Q2: Are leveraged tokens suitable for long-term holding?

Not really. Due to volatility decay and the effects of rebalancing, long-term holding often results in returns lower than expected. Short-term (days to weeks) is the recommended holding period.

Q3: What is the maximum leverage ratio?

Different platforms vary, but typically between 3x and 5x. Extremely high leverage tokens (above 10x) are rare.

Q4: Can I hold both bullish and bearish leveraged tokens simultaneously for hedging?

In theory, yes, but in practice, they offset each other’s gains and losses, and each side incurs costs. Such hedging strategies are generally not cost-effective.

Final Advice

Leveraged tokens are powerful tools, but like all financial instruments—the greater the power, the greater the discipline required.
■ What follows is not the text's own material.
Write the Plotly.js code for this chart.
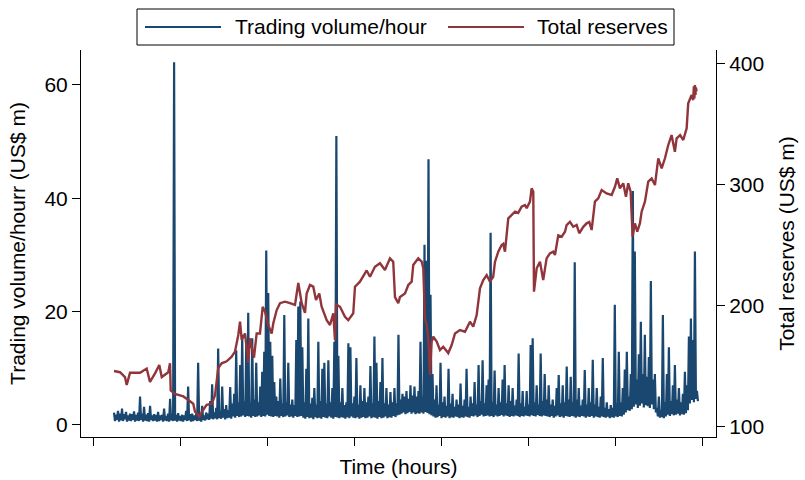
<!DOCTYPE html>
<html>
<head>
<meta charset="utf-8">
<script src="https://cdn.plot.ly/plotly-3.0.1.min.js"></script>
<style>html,body{margin:0;padding:0;background:#fff;}#chart{width:805px;height:480px;}</style>
</head>
<body>
<div id="chart"></div>
<script>
// ---- Data ----
// Trading volume per hour (US$ m). The hourly series is dense, so it is read as
// alternating local peaks and troughs: one peak every 23 hours starting at hour 241,
// each followed 11.5 hours later by the trough (lower edge of the band) there.
const volStartHour = 241;
const volStepHours = 23;
const volPeaks = [
  2.2,1.8,2.5,2.0,2.9,1.9,2.3,1.7,2.0,1.9,
  2.4,1.8,2.2,5.0,2.0,3.2,1.8,2.1,3.4,1.7,
  1.9,1.8,2.3,1.7,1.8,2.9,1.6,2.0,4.6,1.9,
  64,1.8,2.1,1.6,1.8,1.7,2.5,6.8,1.9,2.0,
  1.7,1.9,11.0,1.8,3.4,1.7,2.2,2.0,4.2,7.2,
  2.2,3.0,13.5,2.5,6.8,2.8,3.5,2.6,6.7,3.8,
  5.5,13.2,4.0,10.6,15.9,4.2,14.1,19.8,4.0,15.3,
  4.5,11.0,4.0,6.8,9.4,12.9,30.8,23.3,14.7,12.2,
  7.6,5.0,4.2,8.2,3.8,19.4,4.0,11.0,3.6,4.5,
  3.5,15.0,20.9,21.8,13.7,4.0,9.9,18.8,3.8,4.8,
  6.5,3.6,14.7,4.2,9.9,11.0,3.8,11.4,4.0,6.5,
  14.7,51.0,12.2,4.0,6.5,3.5,4.0,14.4,13.7,3.8,
  5.0,11.8,3.6,7.0,4.2,6.5,4.0,5.0,10.4,3.8,
  15.6,11.0,4.2,7.6,11.8,3.8,6.5,3.6,5.8,4.0,
  6.5,3.8,15.9,4.5,5.5,5.0,6.0,4.6,7.0,5.2,
  6.8,5.0,6.0,14.7,5.0,31.8,29.0,46.9,23.0,9.0,
  4.5,7.0,3.6,11.0,4.0,5.0,3.4,9.9,3.8,5.5,
  3.2,4.5,3.6,7.3,3.4,4.5,9.9,3.2,5.0,3.8,
  7.6,3.6,10.6,4.2,11.4,3.8,7.0,8.0,33.9,4.0,
  9.6,3.6,6.5,4.0,8.0,10.6,3.8,7.0,4.2,6.5,
  3.4,4.5,12.6,3.8,6.0,3.2,6.0,3.6,14.1,15.3,
  4.0,7.0,3.6,12.6,4.2,9.0,4.5,7.0,3.6,4.5,
  3.4,6.5,8.8,3.8,7.0,4.0,10.3,4.5,8.5,4.0,
  28.7,4.5,6.5,3.4,4.5,9.7,3.6,6.5,4.0,11.5,
  3.6,6.5,3.2,5.0,11.8,3.0,4.0,2.8,3.5,3.0,
  21.2,3.8,12.9,4.0,6.5,9.8,12.9,5.0,9.0,41.3,
  30.6,8.0,12.5,18.2,9.0,15.9,8.5,12.0,25.4,8.0,
  9.0,3.0,5.0,2.6,19.4,4.0,9.0,13.7,4.2,7.0,
  10.6,4.5,6.5,4.0,5.5,9.4,7.0,15.6,18.8,15.0,
  30.6,6.0
];
const volTroughs = [
  0.7,0.9,0.6,0.8,0.7,1.0,0.6,0.8,0.7,0.9,
  0.6,0.8,0.7,0.9,0.6,0.8,0.7,0.6,0.9,0.7,
  0.8,0.6,0.7,0.9,0.6,0.8,0.7,0.6,0.8,0.7,
  0.8,0.6,0.8,0.7,0.6,0.9,0.7,0.8,0.6,0.7,
  0.9,0.7,0.8,0.6,0.9,0.8,1.0,0.9,1.1,1.0,
  1.2,1.0,1.2,1.1,1.3,1.0,1.2,1.3,1.1,1.5,
  1.3,1.6,1.4,1.5,1.7,1.4,1.6,1.5,1.3,1.6,
  1.4,1.5,1.7,1.4,1.6,1.5,1.8,1.6,1.5,1.4,
  1.6,1.5,1.3,1.6,1.4,1.5,1.7,1.4,1.5,1.3,
  1.6,1.4,1.5,1.6,1.3,1.1,1.4,1.2,1.3,1.0,
  1.4,1.2,1.3,1.1,1.4,1.3,1.2,1.5,1.3,1.1,
  1.4,1.3,1.2,1.4,1.3,1.1,1.4,1.2,1.5,1.3,
  1.2,1.4,1.1,1.3,1.4,1.2,1.3,1.5,1.2,1.4,
  1.3,1.1,1.4,1.2,1.3,1.5,1.2,1.4,1.3,1.6,
  1.4,1.7,1.8,2.0,2.2,1.9,2.1,2.3,2.0,2.2,
  1.9,2.1,2.0,2.2,2.0,2.3,2.1,1.9,1.7,1.5,
  1.3,1.4,1.6,1.2,1.4,1.3,1.5,1.2,1.4,1.3,
  1.5,1.4,1.2,1.4,1.3,1.5,1.4,1.3,1.6,1.5,
  1.7,1.4,1.6,1.8,1.5,1.6,1.7,1.5,1.6,1.4,
  1.7,1.5,1.6,1.8,1.5,1.7,1.6,1.4,1.6,1.5,
  1.7,1.6,1.4,1.6,1.5,1.7,1.6,1.5,1.7,1.6,
  1.5,1.8,1.6,1.5,1.7,1.6,1.5,1.4,1.6,1.3,
  1.5,1.7,1.4,1.5,1.3,1.6,1.5,1.4,1.6,1.5,
  1.3,1.5,1.4,1.6,1.5,1.3,1.5,1.4,1.6,1.3,
  1.5,1.4,1.3,1.5,1.4,1.3,1.5,1.2,1.4,1.3,
  1.5,1.4,1.6,1.5,1.8,2.2,2.6,2.5,2.8,3.2,
  3.6,3.0,3.4,3.8,3.1,3.5,3.3,3.0,3.6,2.8,
  2.2,1.5,1.3,1.4,1.2,1.5,1.8,1.6,1.9,1.7,
  1.8,2.0,1.7,1.9,1.8,2.1,2.6,3.8,4.4,4.0,
  4.6,4.2
];

// Total reserves (US$ m)
const resHours = [
  241,310,367,387,425,540,616,654,712,761,
  789,864,884,892,941,1037,1094,1151,1171,1220,
  1266,1305,1363,1401,1438,1477,1535,1592,1630,1668,
  1688,1707,1745,1783,1802,1848,1879,1917,1948,1975,
  2012,2051,2070,2109,2147,2204,2262,2319,2357,2396,
  2434,2453,2491,2529,2560,2598,2625,2683,2721,2759,
  2778,2790,2836,2893,2931,2988,3008,3065,3142,3180,
  3237,3295,3352,3410,3447,3467,3505,3524,3582,3620,
  3659,3677,3734,3774,3792,3811,3831,3849,3869,3888,
  3907,3946,3984,4021,4079,4118,4156,4213,4271,4328,
  4366,4405,4443,4481,4520,4558,4595,4615,4653,4692,
  4710,4730,4768,4807,4845,4882,4921,4959,4979,5017,
  5036,5055,5063,5094,5132,5169,5208,5246,5284,5304,
  5342,5381,5419,5438,5476,5514,5553,5583,5629,5668,
  5698,5725,5763,5801,5840,5897,5955,5993,6019,6050,
  6088,6119,6145,6173,6196,6222,6249,6280,6299,6337,
  6375,6414,6452,6490,6529,6567,6605,6643,6681,6701,
  6741,6777,6816,6834,6873,6891,6899,6905,6911,6917,
  6922,6930
];
const resValues = [
  146,145,141,134.5,144.6,144.6,148,137,144,151,
  141,145,152.3,130,127,125,122,119,112.4,108.3,
  114,118,119,126,148.5,152.3,154,157.8,162,175.7,
  186.7,171.6,177,153,173,157,177,177,199,195,
  184,177,185.4,196.3,202,203.2,202,200.5,218.6,202,
  194,210,217,215.6,204.6,210,199,188,184,193.6,
  171.6,201,199,190.8,188,193.6,215.6,219.7,229,223.8,
  232,235,229.4,239,236.2,207,202,207,210,217,
  219.7,233.5,239,236.2,230.8,189.7,184,173,142.7,170.2,
  174.3,170.2,163.3,166,160.8,167.4,177,179.8,178.4,186.7,
  182.6,192.2,214.3,221,225.2,219.7,223.8,236,244.5,250,
  251,244.5,272,274.8,277.5,276.5,281.6,283,280.3,285.8,
  296.8,294,211.5,230.8,236.2,221,239,243.1,244.5,241.7,
  258,256.9,261,266.5,269.2,265.1,266.5,259.7,265,267.9,
  269,262.4,285.8,288.5,295.4,292.6,291.3,298.1,305,296.8,
  300.9,289.9,301,294,256.9,267.9,261,268,277.5,285.8,
  302.3,305,299.5,321.6,313.3,321.6,332.6,340.8,327,338,
  340.8,336.7,346.3,367,373.8,369.7,381,371,382,374,
  380,377
];

const volTicks = [0, 20, 40, 60];
const resTicks = [100, 200, 300, 400];
const seriesNames = ['Trading volume/hour', 'Total reserves'];
const xTitle = 'Time (hours)';
const yTitle = 'Trading volume/hourr (US$ m)';
const y2Title = 'Total reserves (US$ m)';

// build the volume table: peak, then trough half a step later
const volX = [], volY = [];
volPeaks.forEach((p, i) => {
  const t = volStartHour + i * volStepHours;
  volX.push(t); volY.push(p);
  volX.push(t + volStepHours / 2); volY.push(volTroughs[i]);
});

// ---- Styling ----
const FONT = 'Liberation Sans, Arial, Helvetica, sans-serif';
const BLUE = '#1a476f';
const RED = '#90353b';

const traces = [
  {x: volX, y: volY, type: 'scatter', mode: 'lines', name: seriesNames[0],
   line: {color: BLUE, width: 2.2}, yaxis: 'y'},
  {x: resHours, y: resValues, type: 'scatter', mode: 'lines', name: seriesNames[1],
   line: {color: RED, width: 2.4}, yaxis: 'y2'}
];

const axisCommon = {
  ticks: 'outside', ticklen: 8, tickwidth: 1, tickcolor: 'black',
  showline: true, linecolor: 'black', linewidth: 1,
  showgrid: false, zeroline: false,
  tickfont: {family: FONT, size: 21, color: 'black'}
};

// legend drawn in paper coordinates
const P = (px) => (px - 81) / 635;
const Q = (py) => (437 - py) / 387;

const layout = {
  width: 805, height: 480,
  margin: {l: 81, r: 89, t: 50, b: 43, pad: 0},
  paper_bgcolor: 'white', plot_bgcolor: 'white',
  font: {family: FONT, size: 21, color: 'black'},
  showlegend: false,
  xaxis: Object.assign({}, axisCommon, {
    range: [-138, 7153], tickmode: 'linear', tick0: 0, dtick: 1000,
    showticklabels: false,
    title: {text: xTitle, font: {family: FONT, size: 21, color: 'black'}, standoff: 14}
  }),
  yaxis: Object.assign({}, axisCommon, {
    range: [-2.12, 66.17], tickmode: 'array', tickvals: volTicks,
    title: {text: yTitle, font: {family: FONT, size: 21, color: 'black'}, standoff: 13}
  }),
  yaxis2: Object.assign({}, axisCommon, {
    range: [91.5, 411], tickmode: 'array', tickvals: resTicks,
    overlaying: 'y', side: 'right',
    title: {text: y2Title, font: {family: FONT, size: 21, color: 'black'}, standoff: 16}
  }),
  shapes: [
    {type: 'rect', xref: 'paper', yref: 'paper', x0: P(137), x1: P(674), y0: Q(45), y1: Q(9),
     line: {color: 'black', width: 1}, fillcolor: 'white', layer: 'above'},
    {type: 'line', xref: 'paper', yref: 'paper', x0: P(145), x1: P(221), y0: Q(27), y1: Q(27),
     line: {color: BLUE, width: 2}},
    {type: 'line', xref: 'paper', yref: 'paper', x0: P(448), x1: P(524), y0: Q(27), y1: Q(27),
     line: {color: RED, width: 2}}
  ],
  annotations: [
    {xref: 'paper', yref: 'paper', x: P(233), y: Q(27), text: seriesNames[0], showarrow: false,
     xanchor: 'left', yanchor: 'middle', font: {family: FONT, size: 21, color: 'black'}},
    {xref: 'paper', yref: 'paper', x: P(535), y: Q(27), text: seriesNames[1], showarrow: false,
     xanchor: 'left', yanchor: 'middle', font: {family: FONT, size: 21, color: 'black'}}
  ]
};

Plotly.newPlot('chart', traces, layout, {staticPlot: true, displayModeBar: false});
</script>
</body>
</html>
They are most suitable for traders who:

  • Have a clear short-term market outlook
  • Can tolerate 30-50% volatility within days
  • Will not panic and add to positions or get forced out
  • Understand the true risk-reward relationship

If your plan is simply to hold Bitcoin or Ethereum for 5 years without trading, leveraged tokens are not your choice. If you want to improve in leveraged crypto trading, you must go through a learning curve.

The key: Before using any leverage tools, conduct thorough fundamental and technical analysis, and only invest during clear trend periods. Otherwise, your amplified gains can quickly turn into amplified losses.